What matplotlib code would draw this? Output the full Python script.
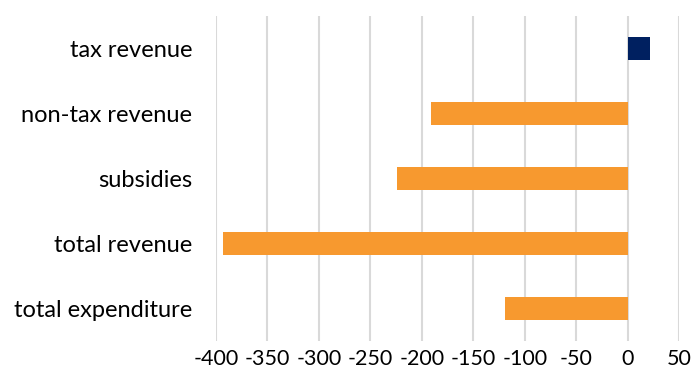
import matplotlib
matplotlib.use("Agg")
import matplotlib.pyplot as plt

categories = ["tax revenue", "non-tax revenue", "subsidies", "total revenue", "total expenditure"]
values = [22, -191, -224, -393, -119]
colors = ["#002060", "#F7992F", "#F7992F", "#F7992F", "#F7992F"]
xticks = [-400, -350, -300, -250, -200, -150, -100, -50, 0, 50]

plt.rcParams['font.family'] = ['Lato', 'DejaVu Sans']

fig = plt.figure(figsize=(6.94, 3.78), dpi=100)
ax = fig.add_axes([216/694, 1-340.8/378, (679.3-216)/694, 325/378])

y = list(range(len(categories)))
ax.barh(y, values, height=0.35, color=colors, zorder=3)
ax.set_ylim(len(categories)-0.5, -0.5)
ax.set_xlim(-400, 50)
ax.set_xticks(xticks)
ax.set_xticklabels([str(t) for t in xticks], fontsize=15.5, color="#000000")
ax.set_yticks(y)
ax.set_yticklabels(categories, fontsize=17, color="#000000")
ax.tick_params(axis='both', length=0)
ax.tick_params(axis='y', pad=17)
ax.tick_params(axis='x', pad=6)
for s in ax.spines.values():
    s.set_visible(False)
ax.grid(axis='x', color="#D9D9D9", linewidth=1.5, zorder=0)
ax.grid(axis='y', visible=False)

fig.savefig("out.png", dpi=100)
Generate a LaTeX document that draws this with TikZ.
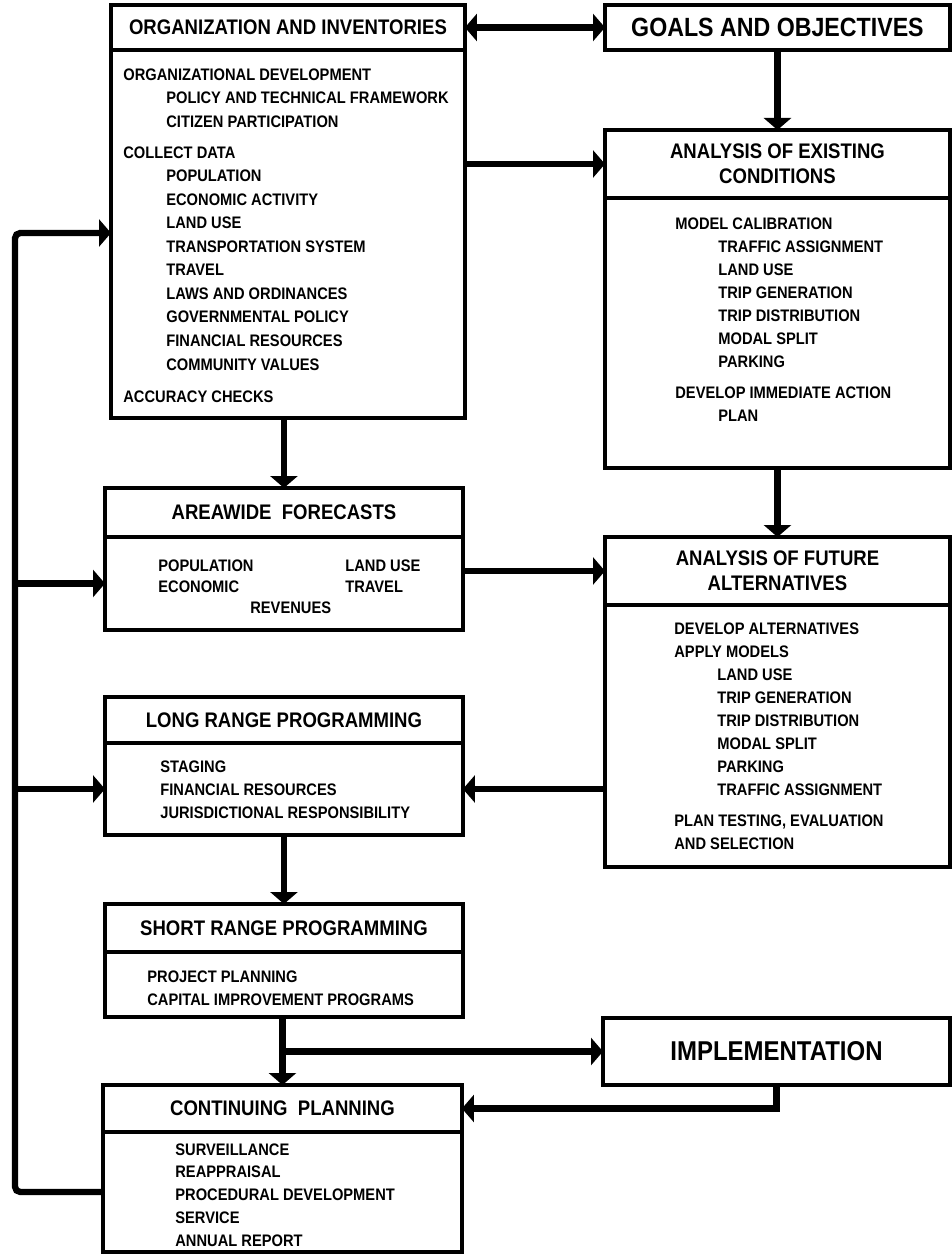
\documentclass[tikz,border=0pt]{standalone}
\usepackage{fontspec}
\setmainfont{Liberation Sans}[FakeStretch=0.88]
\usetikzlibrary{positioning,arrows.meta}

\newcommand{\indt}{\hspace*{0.86cm}}

\begin{document}
\begin{tikzpicture}[
    x=0.02cm, y=-0.02cm,
    box/.style={draw, line width=2.2pt, outer sep=0pt, inner sep=0pt, align=center},
    head/.style={box, font=\bfseries\fontsize{12}{14.2}\selectfont},
    bigbox/.style={box, font=\bfseries\fontsize{15.5}{18}\selectfont},
    body/.style={box},
    list/.style={anchor=north west, inner sep=0pt, align=left, font=\bfseries\fontsize{9.5}{13.4}\selectfont},
    link/.style={line width=3.6pt, -{Triangle[width=0.54cm,length=0.24cm]}}
]
    \useasboundingbox (0,0) rectangle (952,1256);

    % Left column
    \node[head, anchor=north west, minimum width=7.08cm, minimum height=0.9cm] (oiHead) at (111,5) {ORGANIZATION AND INVENTORIES};
    \node[body, below=0pt of oiHead, minimum width=7.08cm, minimum height=7.36cm] (oi) {};
    \node[list] (oiList) at (123,68) {ORGANIZATIONAL DEVELOPMENT\\
        \indt POLICY AND TECHNICAL FRAMEWORK\\
        \indt CITIZEN PARTICIPATION\\[0.15cm]
        COLLECT DATA\\
        \indt POPULATION\\
        \indt ECONOMIC ACTIVITY\\
        \indt LAND USE\\
        \indt TRANSPORTATION SYSTEM\\
        \indt TRAVEL\\
        \indt LAWS AND ORDINANCES\\
        \indt GOVERNMENTAL POLICY\\
        \indt FINANCIAL RESOURCES\\
        \indt COMMUNITY VALUES\\[0.18cm]
        ACCURACY CHECKS};

    \node[head, anchor=north west, minimum width=7.16cm, minimum height=0.98cm] (afHead) at (105,488) {AREAWIDE\ \ FORECASTS};
    \node[body, below=0pt of afHead, minimum width=7.16cm, minimum height=1.86cm] (af) {};
    \node[list, font=\bfseries\fontsize{9.5}{12.2}\selectfont] (afList) at (158,559) {\makebox[3.74cm][l]{POPULATION}LAND USE\\
        \makebox[3.74cm][l]{ECONOMIC}TRAVEL\\
        \hspace*{1.84cm}REVENUES};

    \node[head, anchor=north west, minimum width=7.16cm, minimum height=0.92cm] (lrpHead) at (105,697) {LONG RANGE PROGRAMMING};
    \node[body, below=0pt of lrpHead, minimum width=7.16cm, minimum height=1.84cm] (lrp) {};
    \node[list, font=\bfseries\fontsize{9.5}{13.1}\selectfont] (lrpList) at (160,760) {STAGING\\
        FINANCIAL RESOURCES\\
        JURISDICTIONAL RESPONSIBILITY};

    \node[head, anchor=north west, minimum width=7.16cm, minimum height=0.96cm] (srpHead) at (105,904) {SHORT RANGE PROGRAMMING};
    \node[body, below=0pt of srpHead, minimum width=7.16cm, minimum height=1.3cm] (srp) {};
    \node[list, font=\bfseries\fontsize{9.5}{13.1}\selectfont] (srpList) at (147,970) {PROJECT PLANNING\\
        CAPITAL IMPROVEMENT PROGRAMS};

    \node[head, anchor=north west, minimum width=7.18cm, minimum height=0.94cm] (cpHead) at (103,1085) {CONTINUING\ \ PLANNING};
    \node[body, below=0pt of cpHead, minimum width=7.18cm, minimum height=2.4cm] (cp) {};
    \node[list, font=\bfseries\fontsize{9.5}{13}\selectfont] (cpList) at (175,1143) {SURVEILLANCE\\
        REAPPRAISAL\\
        PROCEDURAL DEVELOPMENT\\
        SERVICE\\
        ANNUAL REPORT};

    % Right column
    \node[bigbox, anchor=north west, minimum width=6.9cm, minimum height=0.9cm, font=\bfseries\fontsize{15}{18}\selectfont] (goals) at (605,5) {GOALS AND OBJECTIVES};

    \node[head, anchor=north west, minimum width=6.9cm, minimum height=1.36cm] (aecHead) at (605,130) {ANALYSIS OF EXISTING\\CONDITIONS};
    \node[body, below=0pt of aecHead, minimum width=6.9cm, minimum height=5.4cm] (aec) {};
    \node[list, font=\bfseries\fontsize{9.5}{13.1}\selectfont] (aecList) at (675,217) {MODEL CALIBRATION\\
        \indt TRAFFIC ASSIGNMENT\\
        \indt LAND USE\\
        \indt TRIP GENERATION\\
        \indt TRIP DISTRIBUTION\\
        \indt MODAL SPLIT\\
        \indt PARKING\\[0.16cm]
        DEVELOP IMMEDIATE ACTION\\
        \indt PLAN};

    \node[head, anchor=north west, minimum width=6.9cm, minimum height=1.36cm] (afaHead) at (605,537) {ANALYSIS OF FUTURE\\ALTERNATIVES};
    \node[body, below=0pt of afaHead, minimum width=6.9cm, minimum height=5.24cm] (afa) {};
    \node[list, font=\bfseries\fontsize{9.5}{13.1}\selectfont] (afaList) at (674,622) {DEVELOP ALTERNATIVES\\
        APPLY MODELS\\
        \indt LAND USE\\
        \indt TRIP GENERATION\\
        \indt TRIP DISTRIBUTION\\
        \indt MODAL SPLIT\\
        \indt PARKING\\
        \indt TRAFFIC ASSIGNMENT\\[0.16cm]
        PLAN TESTING, EVALUATION\\
        AND SELECTION};

    \node[bigbox, anchor=north west, minimum width=6.94cm, minimum height=1.34cm] (impl) at (603,1018) {IMPLEMENTATION};

    % Connectors
    \draw[link, {Triangle[width=0.54cm,length=0.24cm]}-{Triangle[width=0.54cm,length=0.24cm]}] (oiHead.east) -- (goals.west);
    \draw[link] (goals.south) -- (aecHead.north);
    \draw[link] (aecHead.west -| oi.east) -- (aecHead.west);
    \draw[link] (afHead.north |- oi.south) -- (afHead.north);
    \draw[link] (aec.south) -- (afaHead.north);
    \draw[link] (afaHead.west -| af.east) -- (afaHead.west);
    \draw[link] (lrp.east -| afa.west) -- (lrp.east);
    \draw[link] (lrp.south) -- (srpHead.north);
    \draw[link] (cpHead.north |- srp.south) -- (cpHead.north);
    \coordinate (split) at (cpHead.north |- impl.west);
    \draw[link] (split) -- (impl.west);
    \draw[link] (impl.south) |- (cpHead.east);

    % Feedback rail
    \coordinate (railTop) at (15,233);
    \coordinate (railBot) at (railTop |- cp.west);
    \draw[link, rounded corners=3pt] (cp.west) -- (railBot) -- (railTop) -- (railTop -| oi.west);
    \draw[link] (railTop |- af.west) -- (af.west);
    \draw[link] (railTop |- lrp.west) -- (lrp.west);
\end{tikzpicture}
\end{document}
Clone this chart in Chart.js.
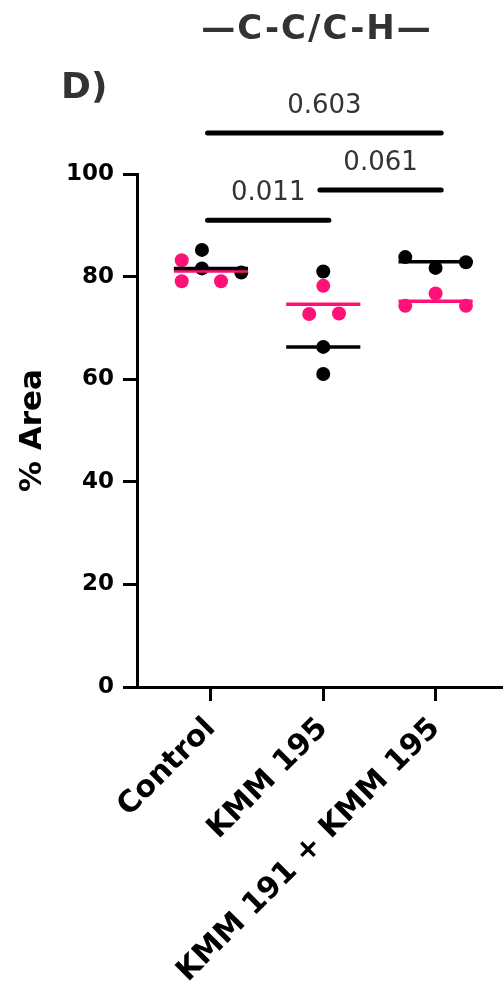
<!DOCTYPE html>
<html>
<head>
<meta charset="utf-8">
<script src="https://cdn.jsdelivr.net/npm/chart.js@4.4.1/dist/chart.umd.min.js"></script>
<style>
  html, body { margin: 0; padding: 0; background: #fff; }
  #wrap { width: 503px; height: 1000px; }
</style>
</head>
<body>
<div id="wrap"><canvas id="myChart" width="503" height="1000"></canvas></div>
<script>
const categories = ['Control', 'KMM 195', 'KMM 191 + KMM 195'];
const yTicks = [0, 20, 40, 60, 80, 100];

// individual values per group
const blackValues = [
  [85.2, 81.6, 80.8],
  [81.0, 66.3, 61.0],
  [83.8, 81.7, 82.8]
];
const pinkValues = [
  [83.2, 79.1, 79.1],
  [78.2, 72.7, 72.8],
  [74.3, 76.7, 74.3]
];

// horizontal summary lines per group
const blackLines = [81.6, 66.3, 82.9];
const pinkLines = [81.1, 74.6, 75.2];

// comparisons: group pairs, p value, height of the bracket
const pPairs = [[0, 1], [1, 2], [0, 2]];
const pLabels = ['0.011', '0.061', '0.603'];
const pHeights = [91.0, 96.9, 108.0];

const BLACK = '#000000';
const PINK = '#ff1177';
const HALF = 0.33; // half width of the summary lines

// dot spread so points don't sit on top of each other
const blackJitter = [[-0.08, -0.08, 0.27], [0, 0, 0], [-0.27, 0, 0.27]];
const pinkJitter = [[-0.26, -0.26, 0.09], [0, -0.125, 0.14], [-0.27, 0, 0.27]];

function toPoints(values, jitter) {
  const out = [];
  values.forEach((row, i) => {
    row.forEach((v, k) => out.push({ x: i + jitter[i][k], y: v }));
  });
  return out;
}

function lineSets(lines, color, order) {
  return lines.map((v, i) => ({
    type: 'line',
    data: [{ x: i - HALF, y: v }, { x: i + HALF, y: v }],
    borderColor: color,
    borderWidth: 3.5,
    pointRadius: 0,
    fill: false,
    order: order
  }));
}

const datasets = [
  {
    label: 'pink',
    data: toPoints(pinkValues, pinkJitter),
    backgroundColor: PINK,
    borderWidth: 0,
    pointRadius: 7,
    order: 4
  },
  {
    label: 'black',
    data: toPoints(blackValues, blackJitter),
    backgroundColor: BLACK,
    borderWidth: 0,
    pointRadius: 7,
    order: 3
  },
  ...lineSets(pinkLines, PINK, 2),
  ...lineSets(blackLines, BLACK, 1)
];

// title, panel letter and p value brackets
const annotations = {
  id: 'annotations',
  afterDraw(chart) {
    const { ctx, scales: { x, y } } = chart;
    ctx.save();
    ctx.fillStyle = '#333';
    ctx.textBaseline = 'alphabetic';

    ctx.font = 'bold 34px "DejaVu Sans"';
    ctx.textAlign = 'center';
    ctx.letterSpacing = '2px';
    ctx.fillText('\u2014C-C/C-H\u2014', 317, 39);
    ctx.letterSpacing = '0px';

    ctx.font = 'bold 36px "DejaVu Sans"';
    ctx.textAlign = 'left';
    ctx.fillText('D)', 61, 98);

    ctx.font = '26px "DejaVu Sans"';
    ctx.textAlign = 'center';
    ctx.strokeStyle = '#000';
    ctx.lineWidth = 5;
    ctx.lineCap = 'round';
    pPairs.forEach(([a, b], i) => {
      const x1 = x.getPixelForValue(a - 0.03);
      const x2 = x.getPixelForValue(b + 0.05);
      const yy = y.getPixelForValue(pHeights[i]);
      ctx.beginPath();
      ctx.moveTo(x1, yy);
      ctx.lineTo(x2, yy);
      ctx.stroke();
      ctx.fillText(pLabels[i], (x1 + x2) / 2, yy - 20);
    });
    ctx.restore();
  }
};

const tickFont = { family: 'DejaVu Sans', weight: 'bold', size: 23 };

new Chart(document.getElementById('myChart'), {
  type: 'scatter',
  data: { datasets: datasets },
  plugins: [annotations],
  options: {
    responsive: false,
    animation: false,
    layout: { autoPadding: false, padding: { left: 10, top: 174, right: 0, bottom: 0 } },
    plugins: {
      legend: { display: false },
      tooltip: { enabled: false }
    },
    scales: {
      x: {
        type: 'linear',
        min: -0.658,
        max: 2.6,
        afterBuildTicks: (s) => { s.ticks = categories.map((c, i) => ({ value: i })); },
        afterFit: (s) => {
          s.height = 313;
          s.paddingLeft = 0;
          s.paddingRight = 0;
        },
        grid: { drawOnChartArea: false, tickLength: 14, lineWidth: 3, tickWidth: 3, color: '#000' },
        border: { color: '#000', width: 3 },
        ticks: {
          callback: (v) => categories[v],
          minRotation: 45,
          maxRotation: 45,
          autoSkip: false,
          padding: 10,
          color: '#000',
          font: { family: 'DejaVu Sans', weight: 'bold', size: 30 }
        }
      },
      y: {
        min: 0,
        max: 100,
        afterBuildTicks: (s) => { s.ticks = yTicks.map((v) => ({ value: v })); },
        afterFit: (s) => { s.width = 127; },
        grid: { drawOnChartArea: false, tickLength: 14, lineWidth: 3, tickWidth: 3, color: '#000' },
        border: { color: '#000', width: 3 },
        ticks: { padding: 9, color: '#000', font: tickFont },
        title: {
          display: true,
          text: '% Area',
          color: '#000',
          font: { family: 'DejaVu Sans', weight: 'bold', size: 31 },
          padding: { top: 4, bottom: 0 }
        }
      }
    }
  }
});
</script>
</body>
</html>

--------------------------------------------------

## Short task
Collect the lines of the data that carry the word "matplotlib".

## Result below
What matplotlib code would draw this? Output the full Python script.
import matplotlib
matplotlib.use("Agg")
import matplotlib.pyplot as plt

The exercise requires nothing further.